§ **WHAT YOU HAVE TO DO**
Write the data out again, character for character, with no images.

§ **DATA**
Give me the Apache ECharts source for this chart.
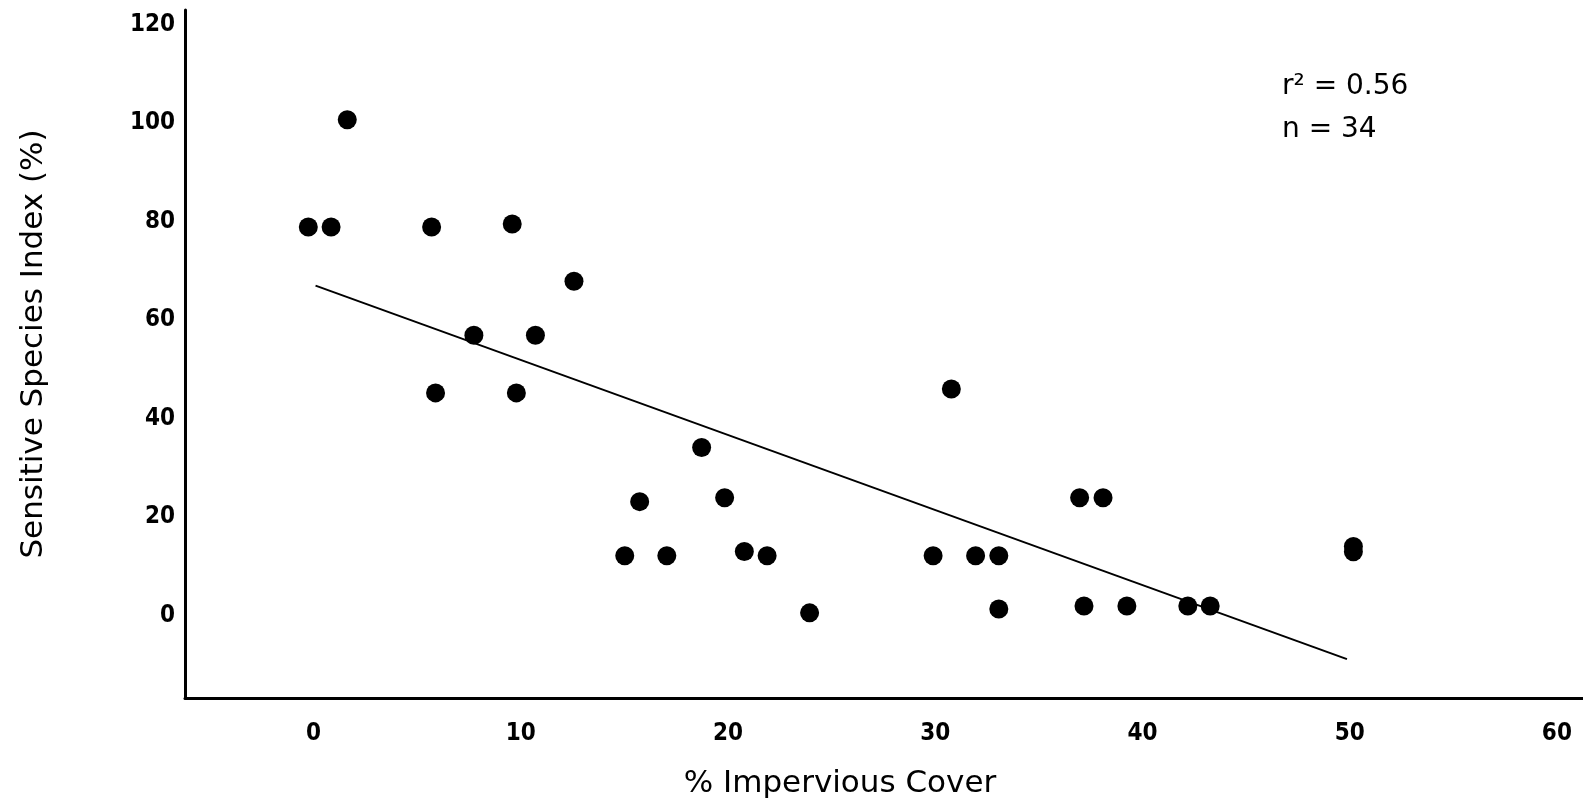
<!DOCTYPE html>
<html>
<head>
<meta charset="utf-8">
<title>Sensitive Species Index vs Impervious Cover</title>
<script src="https://cdn.jsdelivr.net/npm/echarts@6/dist/echarts.min.js"></script>
<style>
    html, body { margin: 0; padding: 0; background: #fff; }
    #scatterChart { width: 1583px; height: 806px; }
</style>
</head>
<body>
<div id="scatterChart"></div>
<script>
// points
var coverX = [-0.25, 0.85, 1.63, 5.70, 5.89, 7.74, 9.59, 9.79, 10.71, 12.57,
    15.02, 15.74, 17.05, 18.73, 19.84, 20.79, 21.89, 23.94, 29.90, 30.78,
    31.95, 33.07, 33.07, 36.97, 38.10, 37.18, 39.25, 42.19, 43.27, 50.18, 50.18];
var indexY = [78.9, 78.9, 100.7, 78.9, 45.2, 56.9, 79.5, 45.2, 56.9, 67.9,
    12.1, 23.1, 12.1, 34.1, 23.9, 12.95, 12.1, 0.5, 12.1, 46.0,
    12.1, 12.1, 1.3, 23.9, 23.9, 1.9, 1.9, 1.9, 1.9, 12.9, 14.0];

// fitted line end points
var fitX = [0.1, 49.87];
var fitY = [67.0, -8.9];

var xTicks = [0, 10, 20, 30, 40, 50, 60];
var yTicks = [0, 20, 40, 60, 80, 100, 120];

var statLines = ['r\u00b2 = 0.56', 'n = 34'];

function loadChart() {
    var points = [];
    coverX.forEach(function (x, i) {
        points.push([x, indexY[i]]);
    });
    var fit = [];
    fitX.forEach(function (x, i) {
        fit.push([x, fitY[i]]);
    });

    var tickFont = {
        color: '#000',
        fontSize: 24,
        fontWeight: 'bold',
        fontFamily: "'DejaVu Sans Condensed', 'DejaVu Sans', sans-serif"
    };

    echarts.init(document.querySelector("#scatterChart")).setOption({
        animation: false,
        backgroundColor: '#fff',
        grid: {
            left: 185,
            right: 0,
            top: 10,
            bottom: 108
        },
        xAxis: {
            type: 'value',
            min: -6.2,
            max: 61.26,
            name: '% Impervious Cover',
            nameLocation: 'middle',
            nameGap: 70,
            nameTextStyle: {
                color: '#000',
                fontSize: 31,
                fontFamily: "'DejaVu Sans', sans-serif",
                padding: [0, 88, 0, 0]
            },
            axisLine: { onZero: false, lineStyle: { color: '#000', width: 3 } },
            axisTick: { show: false },
            splitLine: { show: false },
            axisLabel: Object.assign({ customValues: xTicks, margin: 24 }, tickFont)
        },
        yAxis: {
            type: 'value',
            min: -16.8,
            max: 123,
            name: 'Sensitive Species Index (%)',
            nameLocation: 'middle',
            nameGap: 136,
            nameTextStyle: {
                color: '#000',
                fontSize: 31,
                fontFamily: "'DejaVu Sans', sans-serif",
                padding: [0, 0, 0, 20]
            },
            axisLine: { onZero: false, lineStyle: { color: '#000', width: 3 } },
            axisTick: { show: false },
            splitLine: { show: false },
            axisLabel: Object.assign({ customValues: yTicks, margin: 10 }, tickFont)
        },
        graphic: [{
            type: 'text',
            left: 1282,
            top: 65,
            style: {
                text: statLines.join('\n'),
                fill: '#000',
                font: "28px 'DejaVu Sans', sans-serif",
                lineHeight: 43
            }
        }],
        series: [{
            name: 'Fit',
            type: 'line',
            data: fit,
            symbol: 'none',
            z: 1,
            lineStyle: { color: '#000', width: 2 }
        },
        {
            name: 'Sites',
            type: 'scatter',
            data: points,
            symbol: 'circle',
            symbolSize: 19,
            z: 2,
            itemStyle: { color: '#000', opacity: 1 }
        }
        ]
    });
}

document.addEventListener("DOMContentLoaded", () => {
    loadChart();
});
</script>
</body>
</html>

§ **SOLUTION FOR THIS EXERCISE**
Give me the Apache ECharts source for this chart.
<!DOCTYPE html>
<html>
<head>
<meta charset="utf-8">
<title>Sensitive Species Index vs Impervious Cover</title>
<script src="https://cdn.jsdelivr.net/npm/echarts@6/dist/echarts.min.js"></script>
<style>
    html, body { margin: 0; padding: 0; background: #fff; }
    #scatterChart { width: 1583px; height: 806px; }
</style>
</head>
<body>
<div id="scatterChart"></div>
<script>
// points
var coverX = [-0.25, 0.85, 1.63, 5.70, 5.89, 7.74, 9.59, 9.79, 10.71, 12.57,
    15.02, 15.74, 17.05, 18.73, 19.84, 20.79, 21.89, 23.94, 29.90, 30.78,
    31.95, 33.07, 33.07, 36.97, 38.10, 37.18, 39.25, 42.19, 43.27, 50.18, 50.18];
var indexY = [78.9, 78.9, 100.7, 78.9, 45.2, 56.9, 79.5, 45.2, 56.9, 67.9,
    12.1, 23.1, 12.1, 34.1, 23.9, 12.95, 12.1, 0.5, 12.1, 46.0,
    12.1, 12.1, 1.3, 23.9, 23.9, 1.9, 1.9, 1.9, 1.9, 12.9, 14.0];

// fitted line end points
var fitX = [0.1, 49.87];
var fitY = [67.0, -8.9];

var xTicks = [0, 10, 20, 30, 40, 50, 60];
var yTicks = [0, 20, 40, 60, 80, 100, 120];

var statLines = ['r\u00b2 = 0.56', 'n = 34'];

function loadChart() {
    var points = [];
    coverX.forEach(function (x, i) {
        points.push([x, indexY[i]]);
    });
    var fit = [];
    fitX.forEach(function (x, i) {
        fit.push([x, fitY[i]]);
    });

    var tickFont = {
        color: '#000',
        fontSize: 24,
        fontWeight: 'bold',
        fontFamily: "'DejaVu Sans Condensed', 'DejaVu Sans', sans-serif"
    };

    echarts.init(document.querySelector("#scatterChart")).setOption({
        animation: false,
        backgroundColor: '#fff',
        grid: {
            left: 185,
            right: 0,
            top: 10,
            bottom: 108
        },
        xAxis: {
            type: 'value',
            min: -6.2,
            max: 61.26,
            name: '% Impervious Cover',
            nameLocation: 'middle',
            nameGap: 70,
            nameTextStyle: {
                color: '#000',
                fontSize: 31,
                fontFamily: "'DejaVu Sans', sans-serif",
                padding: [0, 88, 0, 0]
            },
            axisLine: { onZero: false, lineStyle: { color: '#000', width: 3 } },
            axisTick: { show: false },
            splitLine: { show: false },
            axisLabel: Object.assign({ customValues: xTicks, margin: 24 }, tickFont)
        },
        yAxis: {
            type: 'value',
            min: -16.8,
            max: 123,
            name: 'Sensitive Species Index (%)',
            nameLocation: 'middle',
            nameGap: 136,
            nameTextStyle: {
                color: '#000',
                fontSize: 31,
                fontFamily: "'DejaVu Sans', sans-serif",
                padding: [0, 0, 0, 20]
            },
            axisLine: { onZero: false, lineStyle: { color: '#000', width: 3 } },
            axisTick: { show: false },
            splitLine: { show: false },
            axisLabel: Object.assign({ customValues: yTicks, margin: 10 }, tickFont)
        },
        graphic: [{
            type: 'text',
            left: 1282,
            top: 65,
            style: {
                text: statLines.join('\n'),
                fill: '#000',
                font: "28px 'DejaVu Sans', sans-serif",
                lineHeight: 43
            }
        }],
        series: [{
            name: 'Fit',
            type: 'line',
            data: fit,
            symbol: 'none',
            z: 1,
            lineStyle: { color: '#000', width: 2 }
        },
        {
            name: 'Sites',
            type: 'scatter',
            data: points,
            symbol: 'circle',
            symbolSize: 19,
            z: 2,
            itemStyle: { color: '#000', opacity: 1 }
        }
        ]
    });
}

document.addEventListener("DOMContentLoaded", () => {
    loadChart();
});
</script>
</body>
</html>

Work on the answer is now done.